The Birmingham Hip Resurfacing (BHR) procedure was first introduced in 1997 in the UK by Derek McMinn and Ronan Tracy, and it was the first FDA-authorized hip resurfacing procedure available for US citizens, receiving approval in May 2006.
BHR is a less invasive option compared to Total Hip Replacement and it was designed to preserve more native bone in the femur's head and neck. With more bone available younger patients will have more options for future interventions if they're required, including a conventional hip replacement.
Birmingham Hip Resurfacing begins by administering a general or spinal anesthetic to sedate the patient during the procedure. The surgical intervention can last between 1 ½ and 3 hours, usually averaging 2 hours.
After the anesthetic wears off, the patient will usually spend 1 or 2 days in admission or longer, depending on the degree of the injury and other conditions.

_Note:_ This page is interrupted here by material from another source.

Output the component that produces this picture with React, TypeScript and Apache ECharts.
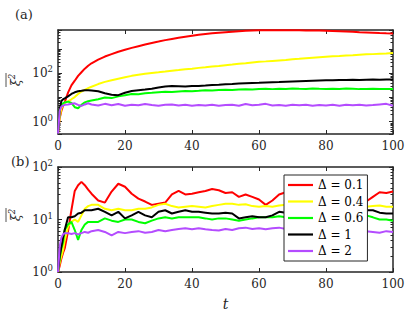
import React, { useEffect, useRef } from "react";
import * as echarts from "echarts";

const T = [0, 0.5, 1, 1.5, 2, 3, 4, 5, 6, 7, 8, 9, 10, 12, 14, 16, 18, 20, 22, 24, 26, 28, 30, 32, 34, 36, 38, 40, 42, 44, 46, 48, 50, 52, 54, 56, 58, 60, 62, 64, 66, 68, 70, 72, 74, 76, 78, 80, 82, 84, 86, 88, 90, 92, 94, 96, 98, 100];

// Panel (a)
const redA = [0.32, 1.4, 2.8, 4.5, 6.3, 16, 32, 50, 79, 112, 158, 209, 263, 372, 500, 630, 794, 955, 1148, 1349, 1585, 1820, 2089, 2399, 2692, 3020, 3311, 3631, 3981, 4266, 4571, 4898, 5129, 5370, 5623, 5888, 6026, 6095, 6110, 6120, 6120, 6110, 6100, 6080, 6050, 6000, 5950, 5888, 5750, 5600, 5450, 5300, 5129, 4990, 4850, 4700, 4580, 4467];
const yellowA = [0.32, 1.5, 3.5, 5, 6, 7, 8.5, 10.5, 14.1, 17.8, 20.9, 24.5, 28.2, 36.3, 44.7, 52.5, 60.3, 69.2, 79.4, 89.1, 97.7, 105, 112, 120, 129, 138, 148, 158, 170, 182, 195, 204, 219, 234, 251, 263, 282, 302, 316, 331, 347, 363, 389, 407, 427, 447, 468, 490, 513, 525, 550, 562, 589, 617, 631, 661, 676, 708];
const greenA = [0.32, 3.2, 5, 5.8, 6.3, 6.8, 6, 4, 3.6, 5, 6.3, 7.1, 7.6, 8.5, 10, 9.5, 11.2, 12.6, 14.1, 13.8, 15.1, 15.8, 16.6, 17.4, 17, 17.8, 18.6, 18.2, 19, 20, 19.5, 20.4, 20.9, 20.4, 21.4, 21.9, 21.4, 22.9, 23.4, 22.4, 23.4, 22.9, 24, 23.4, 22.9, 24, 23.4, 22.9, 23.4, 22.9, 24, 23.4, 22.4, 22.9, 23.4, 22.9, 22.4, 22.4];
const blackA = [0.32, 3.2, 7.1, 8.5, 9.3, 11.2, 14.1, 16.6, 18.2, 19, 20, 20, 19.5, 18.2, 15.1, 13.2, 12.6, 15.8, 18.6, 20, 21.4, 23.4, 26.3, 28.8, 30.2, 29.5, 28.8, 30.2, 30.2, 31.6, 33.1, 33.9, 35.5, 36.3, 38, 38.9, 39.8, 40.7, 41.7, 42.7, 43.7, 45.7, 46.8, 47.9, 49, 50.1, 51.3, 52.5, 52.5, 53.7, 53.7, 55, 53.7, 55, 56.2, 55, 56.2, 56.2];
const purpleA = [0.32, 2.8, 4.2, 4.6, 5, 5.2, 5.6, 5.8, 5, 4.5, 5.2, 5.8, 5.2, 4.7, 5.5, 4.8, 5.4, 4.6, 5.1, 4.8, 5.4, 4.9, 4.6, 5, 5.2, 4.7, 5, 4.6, 4.9, 4.7, 5.1, 4.6, 4.9, 5, 4.6, 5.4, 4.8, 5, 5.5, 4.7, 4.9, 4.6, 5, 4.8, 5.1, 4.6, 4.9, 4.7, 5, 4.6, 5.1, 4.8, 5, 4.7, 4.9, 5.2, 5.5, 4.6];

// Panel (b)
const redB = [1, 1.3, 1.8, 2.3, 2.8, 6, 15, 35, 45, 52, 45, 37, 31, 23, 21, 34, 48, 42, 31, 25, 22, 19, 20, 21, 30, 35, 30, 31, 33, 35, 38, 36, 32, 33, 27, 30, 27, 24, 19, 23, 30, 33, 35, 30, 28, 32, 29, 27, 30, 26, 28, 25, 23, 22, 27, 33, 32, 34];
const yellowB = [1, 1.5, 2, 2.6, 4, 7.3, 9, 10, 9, 12, 16, 18, 19, 19, 16, 15, 16, 15, 15, 16, 16, 17, 19, 20, 18, 17, 17.5, 18, 17.5, 17, 18, 19, 20, 20, 19, 19.5, 18, 17.5, 18, 17.5, 18.5, 19, 18, 18.5, 17.5, 18, 19, 18.5, 18, 17.5, 18, 18.5, 18, 17.5, 18, 18.5, 17.5, 17.5];
const greenB = [1, 1.8, 2.8, 3.6, 6.3, 8, 9, 6.3, 4.1, 6.3, 8, 9, 9, 9, 10.5, 9.5, 9, 10, 10, 9, 8.5, 9.5, 10.5, 11, 10.5, 11, 11, 11, 11, 10.5, 10, 10.5, 10.5, 10, 9.5, 10, 10.5, 11, 11, 11, 11.5, 11, 11.5, 11, 11.5, 12, 11.5, 11, 11.5, 12, 11.5, 11, 11.5, 12, 11, 10, 10, 9.5];
const blackB = [1, 2, 3, 4.5, 6.3, 11, 11, 11.5, 13, 13.5, 15, 15, 15, 16, 14, 12, 14, 10.5, 12, 14, 12, 11, 14, 15, 13, 14, 15, 14, 14, 13.5, 13, 13, 13.5, 13, 10.5, 11, 11.5, 11, 11, 12, 14, 13.5, 14.5, 14, 13.5, 14.5, 15, 14, 14.5, 13.5, 14, 14.5, 14, 15, 15, 13.5, 13, 13];
const purpleB = [1, 3, 4.5, 5.2, 5.5, 5.5, 5.3, 5.5, 5.2, 5.5, 5.8, 5.6, 6, 6.3, 5.8, 5, 5.8, 5.5, 5.8, 6, 5.6, 5.8, 6.3, 6, 6.3, 6.6, 6.8, 6.5, 6.8, 6.5, 6.3, 6.2, 6.6, 6.3, 6.8, 7, 6.6, 6.8, 6.5, 6.8, 7, 6.6, 6.8, 6.5, 6.3, 6.6, 6.8, 6.4, 6.6, 6.2, 6.5, 6.3, 6.1, 6, 5.8, 5.6, 6, 5.8];

const NAMES = ["Δ = 0.1", "Δ = 0.4", "Δ = 0.6", "Δ = 1", "Δ = 2"];
const COLORS = ["#ff0000", "#ffff00", "#00ff00", "#000000", "#b44cff"];
const SERIES_A = [redA, yellowA, greenA, blackA, purpleA];
const SERIES_B = [redB, yellowB, greenB, blackB, purpleB];

const X_MIN = 0;
const X_MAX = 100;
const X_STEP = 20;
const Y_A = [0.31, 6300];
const Y_B = [1, 100];
const LABEL_EXP_A = [0, 2];
const LABEL_EXP_B = [0, 1, 2];

const FONT = "DejaVu Serif";
const AX = "#262626";

export default function App() {
  const ref = useRef<HTMLDivElement>(null);
  useEffect(() => {
    const chart = echarts.init(ref.current!, null, { renderer: "svg" });
    const logLabel = (show: number[]) => (v: number) => {
      const l = Math.log10(v);
      const e = Math.round(l);
      if (Math.abs(l - e) > 1e-6 || !show.includes(e)) return "";
      return `{b|10}{s|${e}}`;
    };
    const rich = {
      b: { fontFamily: FONT, fontSize: 12, color: AX },
      s: { fontFamily: FONT, fontSize: 8.5, color: AX, padding: [0, 0, 8, 0] },
    };
    const xAx = (gridIndex: number, position: string, showLabel: boolean, name?: string) => ({
      type: "value",
      gridIndex,
      position,
      min: X_MIN,
      max: X_MAX,
      interval: X_STEP,
      name: name || "",
      nameLocation: "middle",
      nameGap: 25,
      nameTextStyle: { fontFamily: FONT, fontStyle: "italic", fontSize: 14, color: AX },
      axisLine: { show: true, onZero: false, lineStyle: { color: AX, width: 1.5 } },
      axisTick: { show: true, inside: true, length: 4, lineStyle: { color: AX, width: 1 } },
      axisLabel: { show: showLabel, fontFamily: FONT, fontSize: 12, color: AX, margin: 6 },
      splitLine: { show: false },
    });
    const yAx = (gridIndex: number, position: string, showLabel: boolean, range: number[], exps: number[]) => ({
      type: "log",
      logBase: 10,
      gridIndex,
      position,
      min: range[0],
      max: range[1],
      axisLine: { show: true, onZero: false, lineStyle: { color: AX, width: 1.5 } },
      axisTick: { show: true, inside: true, length: 4, lineStyle: { color: AX, width: 1 } },
      minorTick: { show: true, splitNumber: 9, length: 2.5, lineStyle: { color: AX, width: 1 } },
      axisLabel: {
        show: showLabel,
        formatter: logLabel(exps),
        rich,
        fontFamily: FONT,
        margin: 5,
        showMinLabel: true,
        showMaxLabel: true,
      },
      splitLine: { show: false },
    });
    const mkSeries = (data: number[][], xi: number, yi: number) =>
      data.map((vals, i) => ({
        name: NAMES[i],
        type: "line",
        xAxisIndex: xi,
        yAxisIndex: yi,
        data: T.map((t, k) => [t, vals[k]]),
        symbol: "none",
        showSymbol: false,
        lineStyle: { color: COLORS[i], width: 2 },
        itemStyle: { color: COLORS[i] },
        clip: true,
      }));
    const yName = (y: number) => ({
      type: "group",
      x: 15,
      y,
      rotation: Math.PI / 2,
      children: [
        {
          type: "text",
          style: {
            text: "{x|ξ}{s|2}",
            rich: {
              x: { fontFamily: FONT, fontStyle: "italic", fontSize: 13, fill: AX, color: AX },
              s: { fontFamily: FONT, fontStyle: "italic", fontSize: 8.5, fill: AX, color: AX, padding: [0, 0, 7, 0] },
            },
            x: 0,
            y: 0,
            align: "center",
            verticalAlign: "middle",
            textAlign: "center",
            textVerticalAlign: "middle",
          },
        },
        { type: "line", shape: { x1: -7, y1: -9, x2: 7, y2: -9 }, style: { stroke: AX, lineWidth: 0.8 } },
      ],
    });
    const option = {
      animation: false,
      backgroundColor: "#ffffff",
      textStyle: { fontFamily: FONT },
      grid: [
        { left: 58, right: 22, top: 30, height: 104 },
        { left: 58, right: 22, top: 167, height: 105 },
      ],
      xAxis: [
        xAx(0, "bottom", true),
        xAx(0, "top", false),
        xAx(1, "bottom", true, "t"),
        xAx(1, "top", false),
      ],
      yAxis: [
        yAx(0, "left", true, Y_A, LABEL_EXP_A),
        yAx(0, "right", false, Y_A, LABEL_EXP_A),
        yAx(1, "left", true, Y_B, LABEL_EXP_B),
        yAx(1, "right", false, Y_B, LABEL_EXP_B),
      ],
      legend: {
        data: NAMES,
        orient: "vertical",
        left: 284,
        top: 175,
        backgroundColor: "#ffffff",
        borderColor: AX,
        borderWidth: 1,
        borderRadius: 0,
        padding: [4, 4, 4, 4],
        icon: "path://M0,0 L25,0 L25,2.2 L0,2.2 Z",
        itemWidth: 25,
        itemHeight: 13.5,
        itemGap: 4.5,
        textStyle: { fontFamily: FONT, fontSize: 12, color: "#000" },
        selectedMode: false,
      },
      graphic: [
        { type: "text", left: 15, top: 8, style: { text: "(a)", font: `13px ${FONT}`, fill: AX } },
        { type: "text", left: 11, top: 155, style: { text: "(b)", font: `13px ${FONT}`, fill: AX } },
        yName(80),
        yName(215),
      ],
      series: [...mkSeries(SERIES_A, 0, 0), ...mkSeries(SERIES_B, 2, 2)],
    };
    chart.setOption(option as any);
    return () => chart.dispose();
  }, []);
  return <div ref={ref} style={{ width: 415, height: 323, position: "absolute", left: 0, top: 0 }} />;
}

An X-ray may be required to ensure that the intervention was successful.
Patients will likely experience some degree of pain and require mobility aids to alleviate the pressure on the reconstructed hip. Painkillers like nonsteroidal anti-inflammation drugs are usually prescribed to ease post-operative pain. Physical therapy will begin soon to help regain mobility and strength.
Rehabilitation from BHR surgery usually involves three stages:
Generally, patients can expect to resume regular activities 6 weeks after their intervention. Patients can expect a full return to unrestricted activities and sports after 12 months of adequate rehabilitation.